#### [Exercise goal]
Copy everything in the data below exactly except the pictures.

#### [Recorded information]
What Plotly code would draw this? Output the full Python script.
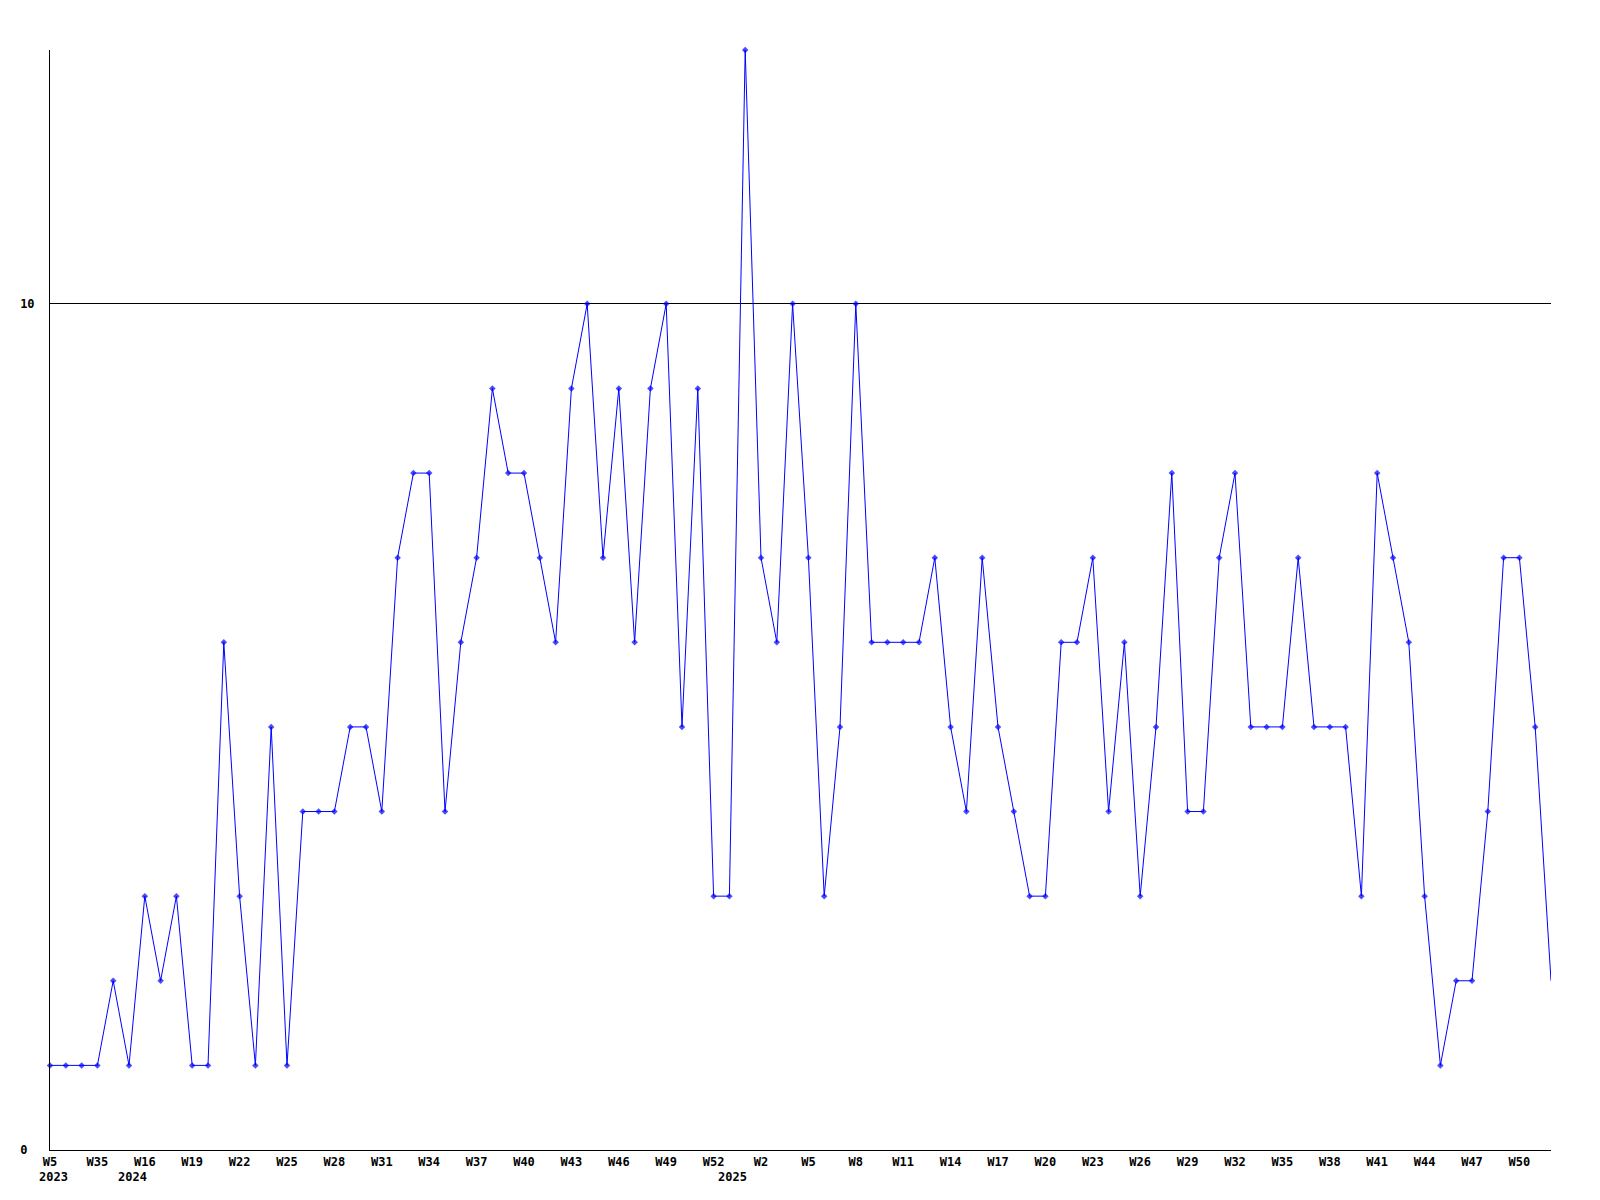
import plotly.graph_objects as go

# weekly values, one per category position (index 0..95)
values = [1, 1, 1, 1, 2, 1, 3, 2, 3, 1,
          1, 6, 3, 1, 5, 1, 4, 4, 4, 5,
          5, 4, 7, 8, 8, 4, 6, 7, 9, 8,
          8, 7, 6, 9, 10, 7, 9, 6, 9, 10,
          5, 9, 3, 3, 13, 7, 6, 10, 7, 3,
          5, 10, 6, 6, 6, 6, 7, 5, 4, 7,
          5, 4, 3, 3, 6, 6, 7, 4, 6, 3,
          5, 8, 4, 4, 7, 8, 5, 5, 5, 7,
          5, 5, 5, 3, 8, 7, 6, 3, 1, 2,
          2, 4, 7, 7, 5, 2]

# labels shown every third position
tick_labels = ["W5", "W35", "W16", "W19", "W22", "W25", "W28", "W31", "W34",
               "W37", "W40", "W43", "W46", "W49", "W52", "W2", "W5", "W8",
               "W11", "W14", "W17", "W20", "W23", "W26", "W29", "W32", "W35",
               "W38", "W41", "W44", "W47", "W50"]

# year markers: position where each year starts
year_labels = ["2023", "2024", "2025"]
year_positions = [0, 5, 43]

y_ticks = [0, 10]
y_tick_text = ["0\u00a0", "10"]

x = list(range(len(values)))
tick_step = 3
tick_vals = [i * tick_step for i in range(len(tick_labels))]

font = dict(family="DejaVu Sans Mono", size=12, color="black", weight="bold")

marker_sizes = [5] * (len(values) - 1) + [0]

fig = go.Figure()
fig.add_trace(go.Scatter(
    x=x, y=values, mode="lines+markers",
    line=dict(color="#0000ff", width=1),
    marker=dict(symbol="diamond", size=marker_sizes, color="#0000ff",
                line=dict(width=0)),
    cliponaxis=False, showlegend=False, hoverinfo="x+y",
))

for lbl, pos in zip(year_labels, year_positions):
    fig.add_annotation(x=pos, y=-0.0245, xref="x", yref="paper",
                       text=lbl, showarrow=False, xshift=3,
                       xanchor="center", yanchor="middle", font=font)

fig.update_layout(
    width=1592, height=1192,
    margin=dict(l=42, r=49, t=42, b=50, autoexpand=False),
    paper_bgcolor="white", plot_bgcolor="white",
    font=font,
    xaxis=dict(range=[0, len(values) - 1], tickvals=tick_vals, ticktext=tick_labels,
               showgrid=False, zeroline=False, showline=True, linecolor="black",
               linewidth=1, ticks="", tickfont=font, ticklabelstandoff=1),
    yaxis=dict(range=[0, 13], tickvals=y_ticks, ticktext=y_tick_text,
               showgrid=True, gridcolor="black", gridwidth=1, zeroline=False,
               showline=True, linecolor="black", linewidth=1, ticks="",
               tickfont=font, ticklabelstandoff=12),
)

fig.write_html("out.html")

#### [Worked answer]
What Plotly code would draw this? Output the full Python script.
import plotly.graph_objects as go

# weekly values, one per category position (index 0..95)
values = [1, 1, 1, 1, 2, 1, 3, 2, 3, 1,
          1, 6, 3, 1, 5, 1, 4, 4, 4, 5,
          5, 4, 7, 8, 8, 4, 6, 7, 9, 8,
          8, 7, 6, 9, 10, 7, 9, 6, 9, 10,
          5, 9, 3, 3, 13, 7, 6, 10, 7, 3,
          5, 10, 6, 6, 6, 6, 7, 5, 4, 7,
          5, 4, 3, 3, 6, 6, 7, 4, 6, 3,
          5, 8, 4, 4, 7, 8, 5, 5, 5, 7,
          5, 5, 5, 3, 8, 7, 6, 3, 1, 2,
          2, 4, 7, 7, 5, 2]

# labels shown every third position
tick_labels = ["W5", "W35", "W16", "W19", "W22", "W25", "W28", "W31", "W34",
               "W37", "W40", "W43", "W46", "W49", "W52", "W2", "W5", "W8",
               "W11", "W14", "W17", "W20", "W23", "W26", "W29", "W32", "W35",
               "W38", "W41", "W44", "W47", "W50"]

# year markers: position where each year starts
year_labels = ["2023", "2024", "2025"]
year_positions = [0, 5, 43]

y_ticks = [0, 10]
y_tick_text = ["0\u00a0", "10"]

x = list(range(len(values)))
tick_step = 3
tick_vals = [i * tick_step for i in range(len(tick_labels))]

font = dict(family="DejaVu Sans Mono", size=12, color="black", weight="bold")

marker_sizes = [5] * (len(values) - 1) + [0]

fig = go.Figure()
fig.add_trace(go.Scatter(
    x=x, y=values, mode="lines+markers",
    line=dict(color="#0000ff", width=1),
    marker=dict(symbol="diamond", size=marker_sizes, color="#0000ff",
                line=dict(width=0)),
    cliponaxis=False, showlegend=False, hoverinfo="x+y",
))

for lbl, pos in zip(year_labels, year_positions):
    fig.add_annotation(x=pos, y=-0.0245, xref="x", yref="paper",
                       text=lbl, showarrow=False, xshift=3,
                       xanchor="center", yanchor="middle", font=font)

fig.update_layout(
    width=1592, height=1192,
    margin=dict(l=42, r=49, t=42, b=50, autoexpand=False),
    paper_bgcolor="white", plot_bgcolor="white",
    font=font,
    xaxis=dict(range=[0, len(values) - 1], tickvals=tick_vals, ticktext=tick_labels,
               showgrid=False, zeroline=False, showline=True, linecolor="black",
               linewidth=1, ticks="", tickfont=font, ticklabelstandoff=1),
    yaxis=dict(range=[0, 13], tickvals=y_ticks, ticktext=y_tick_text,
               showgrid=True, gridcolor="black", gridwidth=1, zeroline=False,
               showline=True, linecolor="black", linewidth=1, ticks="",
               tickfont=font, ticklabelstandoff=12),
)

fig.write_html("out.html")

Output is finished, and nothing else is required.